Over the past year, many of us have retreated to the woods for peace and solace on Virginia’s hiking trails. Sometimes, we all went to the same trails at the same time. These five less-crowded scenic trails will allow for a much-needed escape this spring.
Quiet hiking trails crisscross wooded Prince William Forest Park in Triangle. Just a mile from bustling I-95, you’ll feel miles away as you meander along serene trails with hidden waterfalls and creekside views, like the Laurel Loop Trail. An easy 2.2-mile loop begins left of the visitor center, guiding visitors into the national forest. Connect with the Birch Bluff Trail to stroll alongside the calming cascades of South Fork Quantico Creek.
Shenandoah River State Park (pictured above) is less than 10 miles from Shenandoah National Park’s Front Royal entrance, yet this idyllic state park sees a fraction of the visitors. Escape the crowds—and overcrowded parking lots—on nearly 20 hiking trails, like the forested Hemlock Hollow Trail. This easy trail connects with the Overlook Trail to reach Culler’s Overlook for sweeping views across Massanutten Mountain. This hike shares a trailhead with the Bluebell Trail, a 1-mile stretch that wows with cobalt, lilac and pale blue-colored bluebells that neatly line this trail in early spring.
Once an alternate route for the Appalachian Trail, the 250-mile-long Tuscarora Trail stretches from Pennsylvania to Virginia. There are many sections to hike along this wild and rugged long-distance trail, but a hike to love is the 2-mile out-and-back hike to Eagle Rock in Frederick County. Scenic rocky outcrops and even a bench await summit-bound hikers eager to revel in far reaching views across the George Washington National Forest.

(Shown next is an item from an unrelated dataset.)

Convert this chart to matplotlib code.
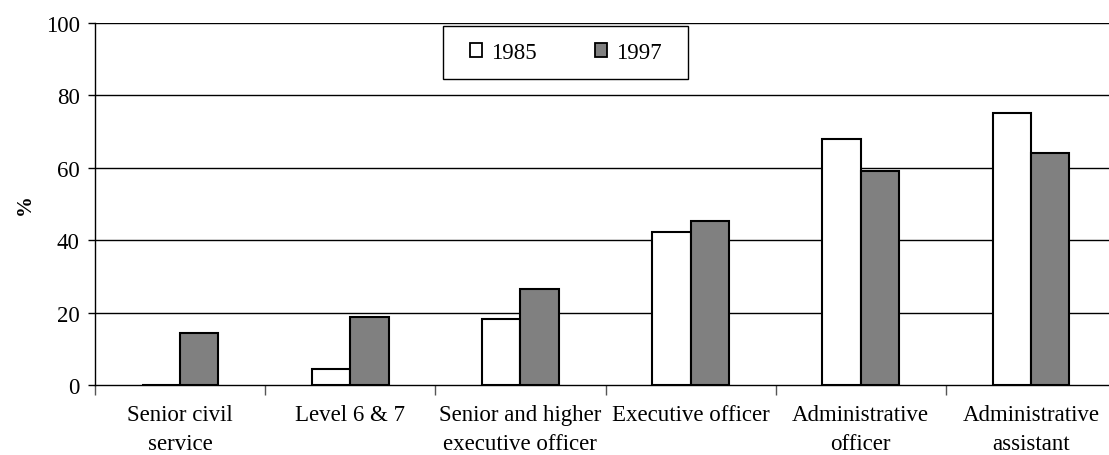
import matplotlib.pyplot as plt
import numpy as np
from matplotlib.patches import Rectangle

# categories and values
categories = ['Senior civil\nservice', 'Level 6 & 7', 'Senior and higher\nexecutive officer',
              'Executive officer', 'Administrative\nofficer', 'Administrative\nassistant']
pct_1985 = [0, 4.4, 18.2, 42.4, 68.0, 75.1]
pct_1997 = [14.4, 18.7, 26.5, 45.2, 59.1, 64.1]
y_ticks = [0, 20, 40, 60, 80, 100]

plt.rcParams['font.family'] = ['Liberation Serif', 'DejaVu Serif']

fig = plt.figure(figsize=(11.09, 4.56), dpi=100)
ax = fig.add_axes([95 / 1109, 1 - 386 / 456, 1021 / 1109, 362 / 456])

x = np.arange(len(categories))
w = 0.225

#gridlines first so bars sit on top
for v in y_ticks[1:]:
    ax.axhline(v, color='black', lw=1.0, zorder=0)

ax.bar(x - w / 2, pct_1985, w, color='white', edgecolor='black', lw=1.5, label='1985', zorder=2)
ax.bar(x + w / 2, pct_1997, w, color='#808080', edgecolor='black', lw=1.5, label='1997', zorder=2)

ax.set_xlim(-0.5, len(categories) - 0.5)
ax.set_ylim(0, 100)
ax.set_yticks(y_ticks)
ax.tick_params(axis='y', direction='out', length=5, width=1, labelsize=16.5, pad=6)

ax.set_xticks(x)
ax.set_xticklabels(categories, fontsize=16.5, linespacing=1.45)
ax.tick_params(axis='x', which='major', length=0, pad=14)
ax.set_xticks(np.arange(-0.5, len(categories) + 0.5, 1), minor=True)
ax.tick_params(axis='x', which='minor', direction='out', length=7, width=1, color='#555555')

for s in ['top', 'right']:
    ax.spines[s].set_visible(False)
ax.spines['left'].set_linewidth(1.0)
ax.spines['bottom'].set_linewidth(1.0)

ax.set_ylabel('%', fontsize=15, fontweight='bold', labelpad=8)

# legend box drawn by hand so the padding matches
ax.add_patch(Rectangle((0.3408, 0.8453), 0.24, 0.1464, transform=ax.transAxes,
                       facecolor='white', edgecolor='black', lw=1.0, zorder=5))
leg = ax.legend(loc='center', bbox_to_anchor=(0.4613, 0.9185), ncol=2, fontsize=16.5,
                frameon=False, handlelength=0.52, handleheight=0.52, handletextpad=0.4,
                columnspacing=2.55, borderpad=0, borderaxespad=0)
leg.set_zorder(6)
for p in leg.get_patches():
    p.set_linewidth(1.3)

fig.savefig('out.png', dpi=100)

The strenuous hike to Humpback Rocks is deservedly among the most popular hikes in the state for scenic vistas of the Blue Ridge Mountains. For a less-trafficked hike, look left to the Jack Albright Loop, which sets off just left of the trail to Humpback Rocks. This moderate 3.8-mile loop hike along the Appalachian Trail and Jack Albright Loop stuns, first with magnificent panoramas of the Rockfish Valley from the Glass Hollow Overlook. Then, at the hike’s midpoint, a short spur trail leads to the remains of a private plane that crashed into this craggy mountain in the 1960s. //
For a longer hike, look to the 8.4-mile out-and-back hike that leads to spring-fed Emerald Pond in New Market. This quiet hike, primarily along the Massanutten Trail and Bird Knob Trail, starts out steep but rewards mightily with tremendous west-facing vistas from a rocky overlook after less than 2 miles. Continue on for a playful rock scramble and then an enchanting walk through the woods en route to Emerald Pond. The curious emerald-colored water is both breathtaking and captivating.